Reiche freuen sich auf 1997

■ Nachdem sich Opposition und Bundesregierung auf keine Neuregelung einigen konnten, fällt die Vermögenssteuer ab Januar weg. SPD-Chef Lafontaine protestiert

Berlin (taz) – Es ist schon absurd: Die Bundesdeutschen besitzen an Geld und Immobilien sage und schreibe 9.000 Milliarden Mark (neun Billionen Mark). Trotzdem steht als Ergebnis des Streites um das Jahressteuergesetz fest, daß die Vermögenssteuer zum 1. Januar des kommenden Jahres abgeschafft wird. Dies sei „ein Schlag ins Gesicht aller Arbeitslosen und Arbeitnehmer“, erregte sich gestern SPD-Chef Oskar Lafontaine.

Die Regierungskoalition hatte für die Abschaffung der Vermögenssteuer plädiert, während die SPD die private Vermögenssteuer beibehalten wollte. Aufgrund des Beschlusses des Bundesverfassungsgerichts (BVerfG) vom Sommer 1995 muß noch in diesem Jahr eine neue Regelung zur Vermögenssteuer geschaffen werden. Da dies zwischen Regierung und Opposition nicht möglich war, wird diese Steuer nun ab 1997 automatisch nicht mehr erhoben.

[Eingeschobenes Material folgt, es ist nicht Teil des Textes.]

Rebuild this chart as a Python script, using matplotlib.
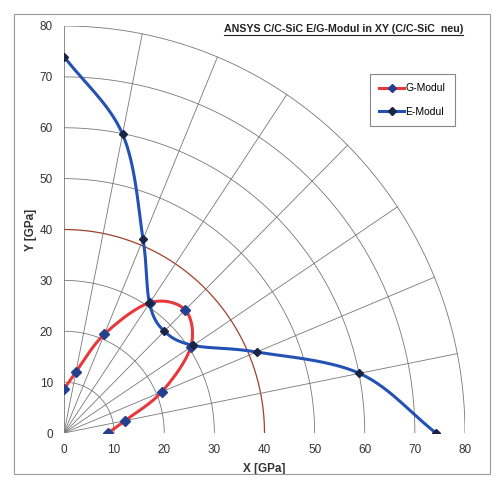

Bisher müssen ein Prozent des privaten und 0,5 Prozent des betrieblichen Besitzes als Vermögenssteuer abgeführt werden. Dabei gelten hohe Freibeträge. Außerdem wurden Immobilien bislang weit unter ihrem Verkehrswert nach dem sogenannten Einheitswert veranschlagt. Die Folge: Die staatlichen Einkünfte durch die Vermögenssteuer belaufen sich jährlich auf gerade mal neun Milliarden Mark. Dem steht laut Bundesfinanzministerium ein unvertretbar hoher Verwaltungsaufwand von drei Milliarden Mark gegenüber, der zur Erhebung und Prüfung der Vermögenswerte notwendig sei.

Um die jetzt folgende Abschaffung der Vermögenssteuer zu begründen, beruft sich die Bundesregierung im wesentlichen auf das BVerfG-Urteil vom vergangenen Sommer. Dies untersagt eine „Substanzbesteuerung“, also eine Besteuerung, die nicht aus den üblicherweise zu erwartenden Vermögenserträgen (Miete, Zinseinkünfte) zu bezahlen ist. Die steuerliche Gesamtbelastung der Erträge und des Arbeitseinkommens darf wiederum nicht höher sein als 50 Prozent. Da der Spitzensteuersatz inklusive Solidaritätszuschlag inzwischen aber schon bei 57 Prozent liegt, warnten Finanzexperten vor einer Welle von Einsprüchen, sollte die Vermögenssteuer beibehalten werden.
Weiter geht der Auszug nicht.